* Description of the task *
Skip any picture you find and retype all the remaining lines exactly.

begin

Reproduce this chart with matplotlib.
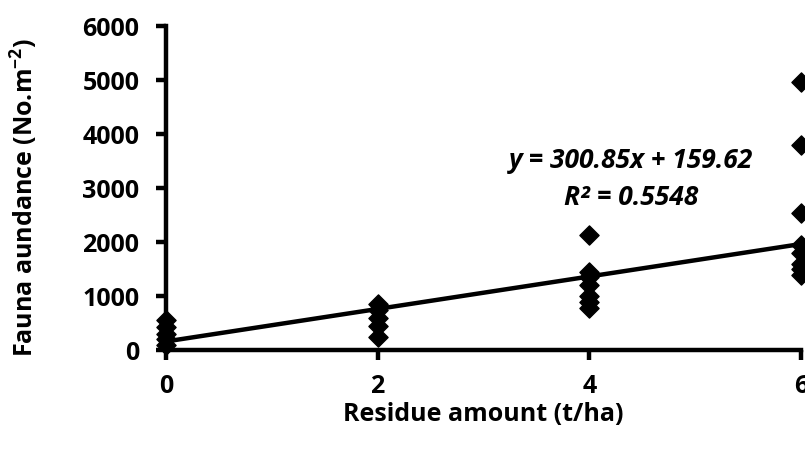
import numpy as np
import matplotlib.pyplot as plt

# ── Dados ──────────────────────────────────────────────────────────────────────
residue = [0, 0, 0, 0, 0,
           2, 2, 2, 2, 2,
           4, 4, 4, 4, 4, 4, 4,
           6, 6, 6, 6, 6, 6, 6, 6]
fauna = [100, 200, 300, 420, 550,
         250, 450, 600, 750, 850,
         780, 900, 1000, 1200, 1350, 1450, 2130,
         1400, 1500, 1600, 1800, 1950, 2540, 3800, 4960]

slope = 300.85
intercept = 159.62
r2 = 0.5548

x_ticks = [0, 2, 4, 6]
y_ticks = [0, 1000, 2000, 3000, 4000, 5000, 6000]

plt.rcParams["font.family"] = ["Open Sans", "DejaVu Sans"]
plt.rcParams["font.weight"] = "bold"
plt.rcParams["mathtext.fontset"] = "custom"
plt.rcParams["mathtext.rm"] = "Open Sans:bold"
plt.rcParams["mathtext.bf"] = "Open Sans:bold"

FS = 18

fig = plt.figure(figsize=(8.05, 4.5), dpi=100)
ax = fig.add_axes([0.206, 0.222, 0.789, 0.72])

ax.scatter(residue, fauna, marker="D", s=95, color="black", zorder=3, clip_on=False)

# Linha de tendência linear
xl = np.array([min(x_ticks), max(x_ticks)])
ax.plot(xl, slope * xl + intercept, color="black", linewidth=3.2, zorder=2)

ax.set_xlim(0, 6)
ax.set_ylim(0, 6000)
ax.set_xticks(x_ticks)
ax.set_yticks(y_ticks)

for side in ["top", "right"]:
    ax.spines[side].set_visible(False)
for side in ["left", "bottom"]:
    ax.spines[side].set_linewidth(3.2)

ax.tick_params(axis="both", direction="out", length=7, width=3.2,
               labelsize=FS, pad=12)
ax.tick_params(axis="x", pad=10)
for lab in ax.get_xticklabels() + ax.get_yticklabels():
    lab.set_fontweight("bold")

ax.set_xlabel("Residue amount (t/ha)", fontsize=FS, fontweight="bold")
ax.set_ylabel("Fauna aundance (No.m$^{\\mathrm{-2}}$)", fontsize=FS,
              fontweight="bold")
ax.xaxis.set_label_coords(0.5, -0.16)
ax.yaxis.set_label_coords(-0.198, 0.47)

ax.text(4.39, 3520, f"y = {slope}x + {intercept}", fontsize=19,
        fontweight="bold", fontstyle="italic", ha="center", va="center")
ax.text(4.4, 2830, f"R² = {r2}", fontsize=19,
        fontweight="bold", fontstyle="italic", ha="center", va="center")

fig.savefig("out.png", dpi=100)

end

* Written solution *
Reproduce this chart with matplotlib.
import numpy as np
import matplotlib.pyplot as plt

# ── Dados ──────────────────────────────────────────────────────────────────────
residue = [0, 0, 0, 0, 0,
           2, 2, 2, 2, 2,
           4, 4, 4, 4, 4, 4, 4,
           6, 6, 6, 6, 6, 6, 6, 6]
fauna = [100, 200, 300, 420, 550,
         250, 450, 600, 750, 850,
         780, 900, 1000, 1200, 1350, 1450, 2130,
         1400, 1500, 1600, 1800, 1950, 2540, 3800, 4960]

slope = 300.85
intercept = 159.62
r2 = 0.5548

x_ticks = [0, 2, 4, 6]
y_ticks = [0, 1000, 2000, 3000, 4000, 5000, 6000]

plt.rcParams["font.family"] = ["Open Sans", "DejaVu Sans"]
plt.rcParams["font.weight"] = "bold"
plt.rcParams["mathtext.fontset"] = "custom"
plt.rcParams["mathtext.rm"] = "Open Sans:bold"
plt.rcParams["mathtext.bf"] = "Open Sans:bold"

FS = 18

fig = plt.figure(figsize=(8.05, 4.5), dpi=100)
ax = fig.add_axes([0.206, 0.222, 0.789, 0.72])

ax.scatter(residue, fauna, marker="D", s=95, color="black", zorder=3, clip_on=False)

# Linha de tendência linear
xl = np.array([min(x_ticks), max(x_ticks)])
ax.plot(xl, slope * xl + intercept, color="black", linewidth=3.2, zorder=2)

ax.set_xlim(0, 6)
ax.set_ylim(0, 6000)
ax.set_xticks(x_ticks)
ax.set_yticks(y_ticks)

for side in ["top", "right"]:
    ax.spines[side].set_visible(False)
for side in ["left", "bottom"]:
    ax.spines[side].set_linewidth(3.2)

ax.tick_params(axis="both", direction="out", length=7, width=3.2,
               labelsize=FS, pad=12)
ax.tick_params(axis="x", pad=10)
for lab in ax.get_xticklabels() + ax.get_yticklabels():
    lab.set_fontweight("bold")

ax.set_xlabel("Residue amount (t/ha)", fontsize=FS, fontweight="bold")
ax.set_ylabel("Fauna aundance (No.m$^{\\mathrm{-2}}$)", fontsize=FS,
              fontweight="bold")
ax.xaxis.set_label_coords(0.5, -0.16)
ax.yaxis.set_label_coords(-0.198, 0.47)

ax.text(4.39, 3520, f"y = {slope}x + {intercept}", fontsize=19,
        fontweight="bold", fontstyle="italic", ha="center", va="center")
ax.text(4.4, 2830, f"R² = {r2}", fontsize=19,
        fontweight="bold", fontstyle="italic", ha="center", va="center")

fig.savefig("out.png", dpi=100)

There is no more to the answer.